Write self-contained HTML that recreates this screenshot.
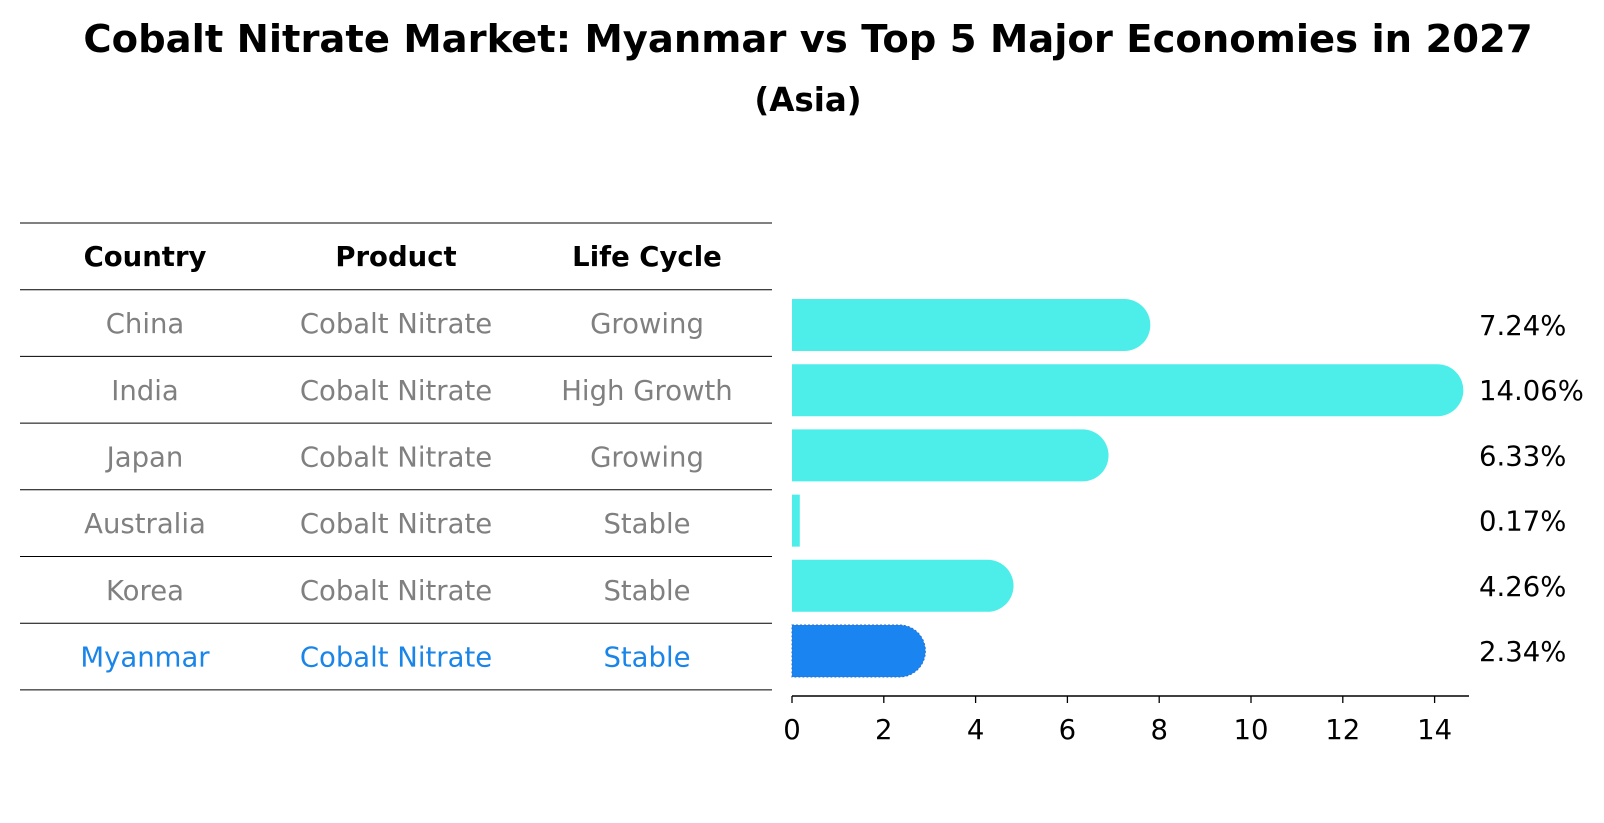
<!DOCTYPE html>
<html><head><meta charset="utf-8"><style>
body{margin:0;background:#fff;}
svg{display:block;font-family:"Liberation Sans","DejaVu Sans",sans-serif;}
</style></head><body>
<svg id="chart" width="1604" height="823" viewBox="0 0 1604 823" xmlns="http://www.w3.org/2000/svg">
<text x="808" y="52" text-anchor="middle" font-size="38.5" font-weight="bold" font-family="DejaVu Sans, sans-serif">Cobalt Nitrate Market: Myanmar vs Top 5 Major Economies in 2027</text>
<text x="808" y="111" text-anchor="middle" font-size="32.5" font-weight="bold" font-family="DejaVu Sans, sans-serif">(Asia)</text>
<g id="table"></g>
<g id="bars"></g>
</svg>
<script>
const countries=["China","India","Japan","Australia","Korea","Myanmar"];
const products=["Cobalt Nitrate","Cobalt Nitrate","Cobalt Nitrate","Cobalt Nitrate","Cobalt Nitrate","Cobalt Nitrate"];
const lifeCycles=["Growing","High Growth","Growing","Stable","Stable","Stable"];
const values=[7.24,14.06,6.33,0.17,4.26,2.34];
const ticks=[0,2,4,6,8,10,12,14];
const NS="http://www.w3.org/2000/svg";
function mk(tag,attrs,parent,text){const e=document.createElementNS(NS,tag);for(const k in attrs)e.setAttribute(k,attrs[k]);if(text!==undefined)e.textContent=text;parent.appendChild(e);return e;}
const tbl=document.getElementById('table');
const lineYs=i=>223+i*66.7;
for(let i=0;i<=countries.length+1;i++){const l=mk('line',{x1:20,x2:772,y1:lineYs(i),y2:lineYs(i),stroke:'#000','stroke-width':1},tbl);

}
const colX=[145,396,647];
["Country","Product","Life Cycle"].forEach((h,j)=>{const t=mk('text',{x:colX[j],y:266,'text-anchor':'middle','font-size':27.5,'font-weight':'bold','font-family':'DejaVu Sans, sans-serif'},tbl,h);

});
countries.forEach((c,i)=>{const y=(lineYs(i+1)+lineYs(i+2))/2+10;const col=c==="Myanmar"?"#1a85e8":"#808080";
[c,products[i],lifeCycles[i]].forEach((v,j)=>{const t=mk('text',{x:colX[j],y:y,'text-anchor':'middle','font-size':27.5,fill:col,'font-family':'DejaVu Sans, sans-serif'},tbl,v);

});});
const g=document.getElementById('bars');
const x0=792,sx=45.9;const X=v=>x0+v*sx;
const Y=i=>325+i*65.2;const bh=52,r=26;
values.forEach((v,i)=>{const xe=X(v),yt=Y(i)-bh/2;const my=countries[i]==="Myanmar";
const col=my?"#1a85f0":"#4deeea";
let d;
if(v>1){d=`M${x0},${yt} H${xe} A${r},${r} 0 0 1 ${xe},${yt+bh} H${x0} Z`;}
else{d=`M${x0},${yt} H${xe} V${yt+bh} H${x0} Z`;}
const p=mk('path',{d:d,fill:col},g);
if(my){p.setAttribute('stroke','#2a6fd0');p.setAttribute('stroke-dasharray','2,2');p.setAttribute('stroke-width','1');}


const t=mk('text',{x:1479,y:Y(i)+10,'font-size':27.5,'font-family':'DejaVu Sans, sans-serif'},g,v.toFixed(2)+'%');

});
const ax=mk('line',{x1:x0,x2:1469,y1:696,y2:696,stroke:'#000','stroke-width':1.5},g);


ticks.forEach(tv=>{const tk=mk('line',{x1:X(tv),x2:X(tv),y1:696,y2:703,stroke:'#000','stroke-width':1.3},g);


const t=mk('text',{x:X(tv),y:739,'text-anchor':'middle','font-size':27.5,'font-family':'DejaVu Sans, sans-serif'},g,String(tv));

});
</script>
</body></html>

________________________________________

→ **YOUR INSTRUCTIONS**
Repeat the material above verbatim, with no pictures in the output.

→ **REPLY TO THE TASK**
Write self-contained HTML that recreates this screenshot.
<!DOCTYPE html>
<html><head><meta charset="utf-8"><style>
body{margin:0;background:#fff;}
svg{display:block;font-family:"Liberation Sans","DejaVu Sans",sans-serif;}
</style></head><body>
<svg id="chart" width="1604" height="823" viewBox="0 0 1604 823" xmlns="http://www.w3.org/2000/svg">
<text x="808" y="52" text-anchor="middle" font-size="38.5" font-weight="bold" font-family="DejaVu Sans, sans-serif">Cobalt Nitrate Market: Myanmar vs Top 5 Major Economies in 2027</text>
<text x="808" y="111" text-anchor="middle" font-size="32.5" font-weight="bold" font-family="DejaVu Sans, sans-serif">(Asia)</text>
<g id="table"></g>
<g id="bars"></g>
</svg>
<script>
const countries=["China","India","Japan","Australia","Korea","Myanmar"];
const products=["Cobalt Nitrate","Cobalt Nitrate","Cobalt Nitrate","Cobalt Nitrate","Cobalt Nitrate","Cobalt Nitrate"];
const lifeCycles=["Growing","High Growth","Growing","Stable","Stable","Stable"];
const values=[7.24,14.06,6.33,0.17,4.26,2.34];
const ticks=[0,2,4,6,8,10,12,14];
const NS="http://www.w3.org/2000/svg";
function mk(tag,attrs,parent,text){const e=document.createElementNS(NS,tag);for(const k in attrs)e.setAttribute(k,attrs[k]);if(text!==undefined)e.textContent=text;parent.appendChild(e);return e;}
const tbl=document.getElementById('table');
const lineYs=i=>223+i*66.7;
for(let i=0;i<=countries.length+1;i++){const l=mk('line',{x1:20,x2:772,y1:lineYs(i),y2:lineYs(i),stroke:'#000','stroke-width':1},tbl);

}
const colX=[145,396,647];
["Country","Product","Life Cycle"].forEach((h,j)=>{const t=mk('text',{x:colX[j],y:266,'text-anchor':'middle','font-size':27.5,'font-weight':'bold','font-family':'DejaVu Sans, sans-serif'},tbl,h);

});
countries.forEach((c,i)=>{const y=(lineYs(i+1)+lineYs(i+2))/2+10;const col=c==="Myanmar"?"#1a85e8":"#808080";
[c,products[i],lifeCycles[i]].forEach((v,j)=>{const t=mk('text',{x:colX[j],y:y,'text-anchor':'middle','font-size':27.5,fill:col,'font-family':'DejaVu Sans, sans-serif'},tbl,v);

});});
const g=document.getElementById('bars');
const x0=792,sx=45.9;const X=v=>x0+v*sx;
const Y=i=>325+i*65.2;const bh=52,r=26;
values.forEach((v,i)=>{const xe=X(v),yt=Y(i)-bh/2;const my=countries[i]==="Myanmar";
const col=my?"#1a85f0":"#4deeea";
let d;
if(v>1){d=`M${x0},${yt} H${xe} A${r},${r} 0 0 1 ${xe},${yt+bh} H${x0} Z`;}
else{d=`M${x0},${yt} H${xe} V${yt+bh} H${x0} Z`;}
const p=mk('path',{d:d,fill:col},g);
if(my){p.setAttribute('stroke','#2a6fd0');p.setAttribute('stroke-dasharray','2,2');p.setAttribute('stroke-width','1');}


const t=mk('text',{x:1479,y:Y(i)+10,'font-size':27.5,'font-family':'DejaVu Sans, sans-serif'},g,v.toFixed(2)+'%');

});
const ax=mk('line',{x1:x0,x2:1469,y1:696,y2:696,stroke:'#000','stroke-width':1.5},g);


ticks.forEach(tv=>{const tk=mk('line',{x1:X(tv),x2:X(tv),y1:696,y2:703,stroke:'#000','stroke-width':1.3},g);


const t=mk('text',{x:X(tv),y:739,'text-anchor':'middle','font-size':27.5,'font-family':'DejaVu Sans, sans-serif'},g,String(tv));

});
</script>
</body></html>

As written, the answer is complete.